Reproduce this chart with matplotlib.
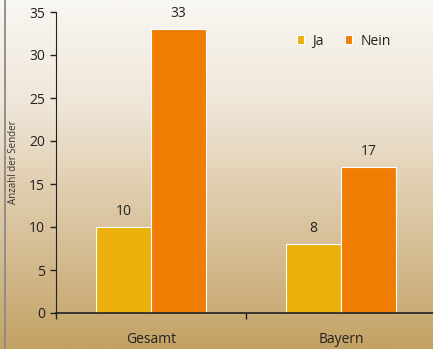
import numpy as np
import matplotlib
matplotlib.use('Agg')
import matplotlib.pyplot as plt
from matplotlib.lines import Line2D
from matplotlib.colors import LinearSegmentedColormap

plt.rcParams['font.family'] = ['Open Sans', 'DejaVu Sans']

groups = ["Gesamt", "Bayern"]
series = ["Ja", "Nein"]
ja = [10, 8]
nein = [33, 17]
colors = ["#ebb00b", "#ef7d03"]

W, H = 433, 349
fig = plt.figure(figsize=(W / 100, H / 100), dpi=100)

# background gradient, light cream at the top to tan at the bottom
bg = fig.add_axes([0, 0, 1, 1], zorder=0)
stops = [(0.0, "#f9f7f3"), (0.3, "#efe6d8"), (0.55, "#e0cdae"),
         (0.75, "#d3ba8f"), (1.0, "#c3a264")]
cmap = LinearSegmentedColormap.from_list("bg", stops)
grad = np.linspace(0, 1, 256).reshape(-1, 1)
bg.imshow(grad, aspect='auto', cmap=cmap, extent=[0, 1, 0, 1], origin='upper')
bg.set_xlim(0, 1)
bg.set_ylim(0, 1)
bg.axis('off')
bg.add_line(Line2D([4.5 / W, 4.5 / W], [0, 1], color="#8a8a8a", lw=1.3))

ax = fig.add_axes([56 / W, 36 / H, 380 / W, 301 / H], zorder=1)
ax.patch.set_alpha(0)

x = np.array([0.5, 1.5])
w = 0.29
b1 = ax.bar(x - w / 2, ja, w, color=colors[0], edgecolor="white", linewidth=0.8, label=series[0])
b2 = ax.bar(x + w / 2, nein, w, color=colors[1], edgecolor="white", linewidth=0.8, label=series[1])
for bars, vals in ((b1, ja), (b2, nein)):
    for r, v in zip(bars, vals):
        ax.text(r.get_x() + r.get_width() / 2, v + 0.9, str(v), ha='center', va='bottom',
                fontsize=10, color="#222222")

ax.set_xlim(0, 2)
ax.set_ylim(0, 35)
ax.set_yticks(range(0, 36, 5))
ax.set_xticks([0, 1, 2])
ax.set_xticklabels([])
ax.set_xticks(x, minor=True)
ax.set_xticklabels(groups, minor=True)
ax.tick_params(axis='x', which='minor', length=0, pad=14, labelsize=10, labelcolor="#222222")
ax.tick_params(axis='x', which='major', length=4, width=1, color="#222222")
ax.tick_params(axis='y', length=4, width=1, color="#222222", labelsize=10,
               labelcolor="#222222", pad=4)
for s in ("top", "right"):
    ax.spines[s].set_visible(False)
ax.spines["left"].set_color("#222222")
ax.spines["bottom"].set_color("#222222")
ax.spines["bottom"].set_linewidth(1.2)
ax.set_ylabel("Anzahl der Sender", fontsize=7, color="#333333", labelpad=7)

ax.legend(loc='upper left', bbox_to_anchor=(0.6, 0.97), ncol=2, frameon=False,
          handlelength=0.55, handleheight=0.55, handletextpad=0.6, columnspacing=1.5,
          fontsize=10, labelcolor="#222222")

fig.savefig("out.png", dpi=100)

════

Leave out the pictures and restate, word for word, the lines from the top of the data through the line containing "plt.rcParams['font.family'] = ['Open", both included.

§ WORKED ANSWER:
Reproduce this chart with matplotlib.
import numpy as np
import matplotlib
matplotlib.use('Agg')
import matplotlib.pyplot as plt
from matplotlib.lines import Line2D
from matplotlib.colors import LinearSegmentedColormap

plt.rcParams['font.family'] = ['Open Sans', 'DejaVu Sans']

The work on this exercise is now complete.